Concours d'Negligence

by Porrideghead, AutoPuzzles Contributing Editor, Ranconteur & Bon Vivant

It's not unheard of for an elite automotive enthusiast to labor for years restoring an automobile just so that it can be shown at Pebble Beach or Amelia Island. I am not that kind of enthusiast. More normal enthusiasts are satisfied spending a couple weeks detailing for a local car show. I'm certainly not that kind of enthusiast either. Heck, I'm lucky if I even run my car through the local Suds 'N Scrape. No, I'm the kind of enthusiast whose toy is in the garage in so many boxes that they are starting to be filed according to archaeological era. "Hmm… this appears to be from the late Bilstein era, maybe towards the Polybushing eruption. If we find a fossilized strut bearing then we'll know for certain."

So that means the car I chose to display at the German Car Day at the Larz Anderson Museum in Brookline, MA was my everyday Audi A4 Avant 1.8t. Even the most indiscriminate eye can ascertain that it has undergone four years of continuous, labor intensive modification. I can honestly state that this German Car Day was the culmination of those labors. Luckily, the labor is not my own; it rests squarely on the shoulders of my four-year-old daughter. She is the impetus and creator for what can only be called: The Mommy Mods.

There were a few people who took one look at the unwashed, overburdened and seemingly neglected Audi perched precariously on the show hill and uttered a solitary "Why?" These folks obviously missed the point: I needed a ride and I wanted a good parking space. But it was so much more than that. I view my Audi as an example of American Life Exemplified in Debris Stratums. For instance, how many Audis do you know of that have a Magic Stick? Mine does. In the trunk there resides four feet of Atlantic Drift Wood capable of feats of conjuring that are far beyond that of normal sticks. I would show you, but I am no Wizard. Next to that are the jewels. Granite, quartz, mica schist and hardened mud constitute the Porath Royal Jewels. We keep them in ziplock bags for safety. How many cars do you know of that are capable of sustaining life for weeks or months? Look under the seats and you'll find enough food to keep you fat and happy for quite some time. Thirsty? Suck the carpets. Mmmm… a delightful mélange of aged milk, orange juice, coffee, something sour and, could it be? It is! Just the right touch of filth! The taste is balanced by a bouquet that is reminiscent of jackal breath. What we have here is life. Really. If you watch carefully, you'll see the carpets crawl.

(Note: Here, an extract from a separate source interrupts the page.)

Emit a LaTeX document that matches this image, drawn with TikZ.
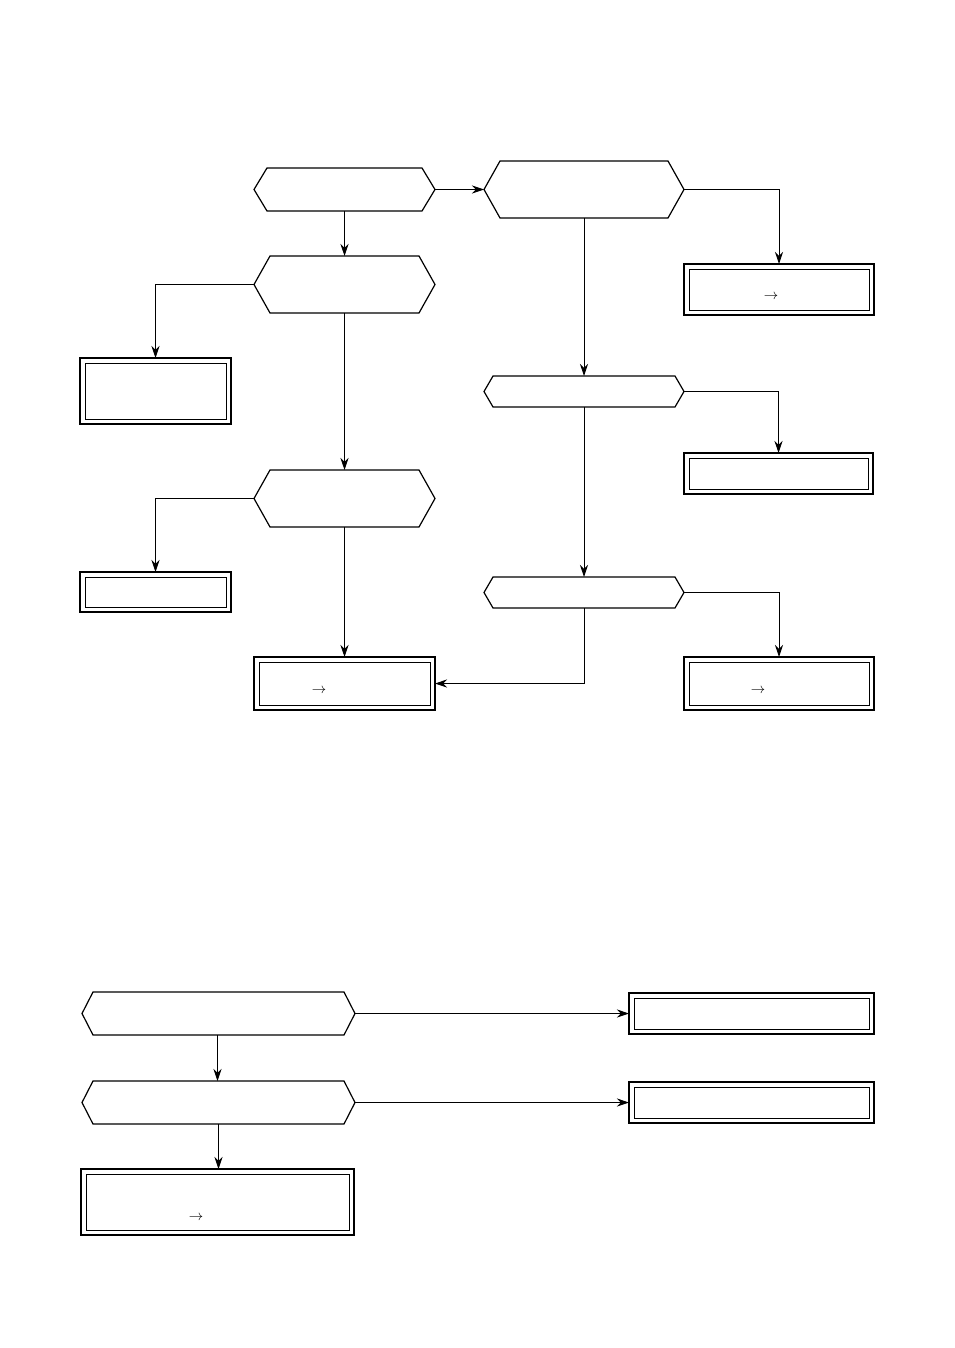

Mommy Mods go far beyond that. The A4 has a full alphabetical compliment of improvements (crud) that have been installed (spilled, dropped, smeared and splattered) to make the car (dreckmobile) all that it is today: a paean to Suburban Happiness (inexcusably filthy and an obvious indication of overindulged sloth). In no particular order, other than alphabetical:

Apple Core from the Indeterminate Era

Burned something or other. Probably not animal.

Crud. Creeping varietal. Possibly caustic.

Dunkin Donuts Detritus.

Ex-edible from some distant past. Now hairy.

Fingerprints filed randomly on all windows. Noseprints too.

Gross - what the hell was that?

Hope that will come out. Doubt it.

I'm sure that is permanent.

Jelly. Jello. Junk. Jetsam.

Looks like something the cat threw up. Maybe a lung.

Muck, mung and more stains that I can't identify

Now that's just sick, if it's what I think it is.

Oddly enough, that's still edible.

Peanut butter from the Pleistocene era

Quisp. (I thought they stopped making that decades ago.)

Ralph.

Schmutz.

That should not be in your mouth. Remove it immediately!

Unidentifiable without a mobile crime lab

Vomick

Wow. How did that get all the way up there?

Xena (our cat) hair

Yellow substance of no known earthly origin

Zymurgy spill (mine) (Hey, you'd drink too if you had to clean this crap up.)

So, to all the admirers of the sort of silver Audi on the hill, think not of it as a pristine example of the marque. Rather, regard it as a realistic, ongoing life-art project that denotes urban desperation, early 21st century parenthood and easy to clean durable leather interiors. Oh, and one lazy sonofagun who didn't want to walk all the way from the parking lot.